** Given instruction **
Show all lines of the listing that hold the word "chart".

▼

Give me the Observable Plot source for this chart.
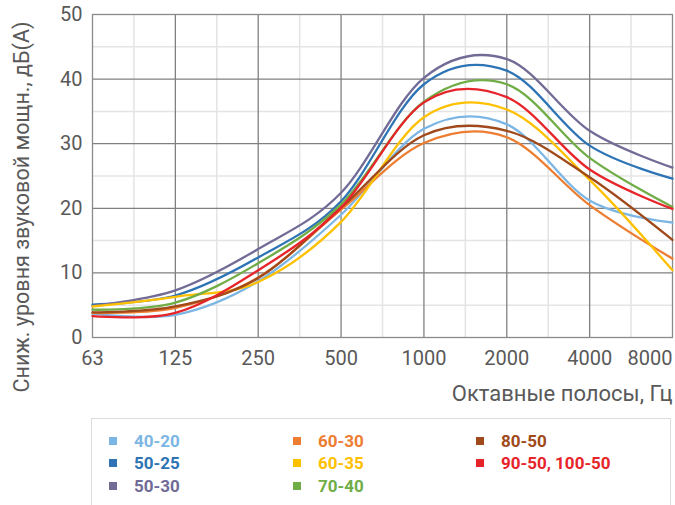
<!DOCTYPE html>
<html>
<head>
<meta charset="utf-8">
<script src="https://cdn.jsdelivr.net/npm/d3@7"></script>
<script src="https://cdn.jsdelivr.net/npm/@observablehq/plot@0.6"></script>
<style>
  body { margin: 0; background: #fff; }
  #wrap { position: relative; width: 675px; height: 505px; overflow: hidden; font-family: Roboto, "Noto Sans", sans-serif; }
  #legend { position: absolute; left: 91px; top: 418px; width: 580px; height: 100px; border: 1px solid #dcdcdc; box-sizing: border-box; }
  .item { position: absolute; font-weight: bold; font-size: 17px; line-height: 17px; white-space: nowrap; }
  .sw { position: absolute; width: 8px; height: 8px; }
</style>
</head>
<body>
<div id="wrap"><div id="chart"></div><div id="legend"></div></div>
<script>
// Octave bands (x categories)
const bands = ["63", "125", "250", "500", "1000", "2000", "4000", "8000"];
const yTicks = [0, 10, 20, 30, 40, 50];

// Series
const seriesNames = ["40-20", "50-25", "50-30", "60-30", "60-35", "70-40", "80-50", "90-50, 100-50"];
const s40_20 = [3.7, 3.5, 8.7, 19.0, 32.3, 33.0, 21.2, 17.8];
const s50_25 = [5.1, 6.5, 12.4, 21.1, 39.2, 41.3, 29.7, 24.6];
const s50_30 = [4.9, 7.3, 13.7, 22.4, 40.2, 43.1, 32.0, 26.3];
const s60_30 = [3.8, 4.6, 9.3, 19.8, 30.1, 31.0, 20.5, 12.2];
const s60_35 = [4.8, 6.3, 8.6, 17.9, 34.1, 35.3, 24.4, 10.4];
const s70_40 = [4.3, 5.4, 11.5, 20.6, 36.5, 39.2, 27.8, 20.2];
const s80_50 = [3.9, 4.8, 9.2, 20.1, 31.3, 32.0, 24.8, 15.1];
const s90_50 = [3.3, 3.8, 10.4, 20.1, 36.4, 37.2, 26.0, 19.9];
const seriesValues = [s40_20, s50_25, s50_30, s60_30, s60_35, s70_40, s80_50, s90_50];
const seriesColors = ["#7cb6e4", "#2e74b5", "#716b96", "#ed7d31", "#ffc000", "#70ad47", "#a0491a", "#e8242b"];

const yLabel = "Сниж. уровня звуковой мощн., дБ(A)";
const xLabel = "Октавные полосы, Гц";

const rows = seriesNames.flatMap((name, k) =>
  seriesValues[k].map((v, i) => ({band: i, value: v, series: name}))
);

const majorGrid = {stroke: "#808080", strokeOpacity: 1, strokeWidth: 1.3};
const minorGrid = {stroke: "#e4e4e4", strokeOpacity: 1, strokeWidth: 1.5};
const last = bands.length - 1;

const chart = Plot.plot({
  width: 675,
  height: 410,
  marginLeft: 92,
  marginRight: 3,
  marginTop: 14,
  marginBottom: 73,
  style: {fontFamily: "Roboto, 'Noto Sans', sans-serif", background: "white", color: "#595959"},
  x: {type: "linear", domain: [0, last], axis: null},
  y: {domain: [0, 50], axis: null},
  color: {domain: seriesNames, range: seriesColors},
  marks: [
    Plot.gridY(d3.range(5, 50, 10), minorGrid),
    Plot.gridX(d3.range(0.5, last, 1), minorGrid),
    Plot.gridY(yTicks.slice(1, -1), majorGrid),
    Plot.gridX(d3.range(1, last), majorGrid),
    Plot.frame({stroke: "#8a8a8a", strokeWidth: 1.3}),
    Plot.line(rows, {x: "band", y: "value", z: "series", stroke: "series", curve: "cardinal", tension: 0, strokeWidth: 2.3}),
    Plot.axisY(yTicks, {tickSize: 0, tickPadding: 10, fontSize: 20, fill: "#595959", label: null}),
    Plot.text(bands, {x: (d, i) => i, filter: (d, i) => i < last, frameAnchor: "bottom", lineAnchor: "middle", dy: 21, fontSize: 20, fill: "#595959"}),
    Plot.text(bands, {x: (d, i) => i, filter: (d, i) => i === last, frameAnchor: "bottom", lineAnchor: "middle", dy: 21, textAnchor: "end", fontSize: 20, fill: "#595959"}),
    Plot.text([xLabel], {frameAnchor: "bottom-right", textAnchor: "end", lineAnchor: "middle", dy: 56, fontSize: 22, fill: "#595959"}),
    Plot.text([yLabel], {frameAnchor: "left", textAnchor: "middle", lineAnchor: "middle", rotate: -90, dx: -70, dy: 31, fontSize: 21.5, fill: "#595959"})
  ]
});
document.getElementById("chart").appendChild(chart);

// Legend (3 columns x 3 rows)
const legend = document.getElementById("legend");
const colX = [134, 318, 501];
const rowY = [441, 463, 486];
seriesNames.forEach((name, k) => {
  const c = Math.floor(k / 3), r = k % 3;
  const sw = document.createElement("div");
  sw.className = "sw";
  sw.style.background = seriesColors[k];
  sw.style.left = (colX[c] - 25 - 92) + "px";
  sw.style.top = (rowY[r] - 4 - 419) + "px";
  legend.appendChild(sw);
  const t = document.createElement("div");
  t.className = "item";
  t.textContent = name;
  t.style.color = seriesColors[k];
  t.style.left = (colX[c] - 92) + "px";
  t.style.top = (rowY[r] - 8.5 - 419) + "px";
  legend.appendChild(t);
});
</script>
</body>
</html>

▲

** Written answer **
Give me the Observable Plot source for this chart.
<div id="wrap"><div id="chart"></div><div id="legend"></div></div>
const chart = Plot.plot({
document.getElementById("chart").appendChild(chart);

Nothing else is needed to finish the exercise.